By Jay Sorgi. CREATED Apr 16, 2012 - UPDATED: Apr 16, 2012

MADISON - Wisconsin Governor Scott Walker says that for the first time in 12 years, the typical home owner in Wisconsin is paying a smaller amount of property taxes than the year before.

According to a news release from the Governor's office, the median tax bill for a home owner is $2.952, compared to $2.963 in 2011.

A spokesman for Gov. Walker told Newsradio 620 WTMJ that their numbers come from the State Budget Office.

"Our reforms have reversed a decade of property tax increases from previous administrations," said Governor Walker in a statement. 

When further asked about the property tax numbers by Newsradio 620 WTMJ's Charlie Sykes, Walker used the opportunity to state his case in the upcoming gubernatorial recall election.

"For Tom Barrett, Kathleen Falk or anyone else talking about putting back collective bargaining, (it) will ensure that property taxes will go up in the future."
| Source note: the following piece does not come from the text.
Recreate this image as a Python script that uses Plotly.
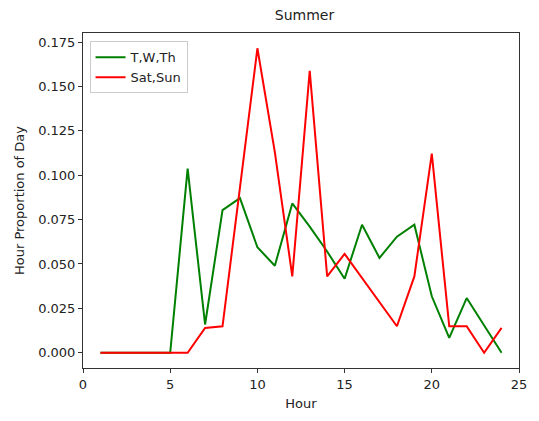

"Had we kept in place the policies that Jim Doyle and the Democrats who were in charge before I and the new majorities came in office, those same property tax bills would have gone up by $700 for this (two-year) budget.  It's clear that if we go back to the policies which would essentially give Jim Doyle a third term...we would see an increase in property taxes."

Democratic Party of Wisconsin spokesman Graeme Zielinski sent Newsradio 620 WTMJ the following statement in response:

"This is a deceitful premise and part of a job-losing political shell game. Scott Walker's unfunded state mandate imposed a property tax freeze on localities at the same time decimating state aid. This has led to layoffs and diminished services.  Dozens of school districts and localities have actually had to increase local taxes, as well as hikes on fees.

"The real question is who gets a tax break-the rich certainly do. But Walker's tax giveaway of $2.3 billion is paid for not only through deep cuts in education, health care and other services-he also raised taxes on seniors and the working poor, to the tune of $70 million. This includes a $14 million increase resulting from the end of the Homestead Tax Credit, and a $56.2 million increase on low wage workers.

"Scott Walker raised taxes on those least able to pay and gave tax breaks to the super-rich in a way that didn't create a single job, with Wisconsin leading the nation in job loss in 2011."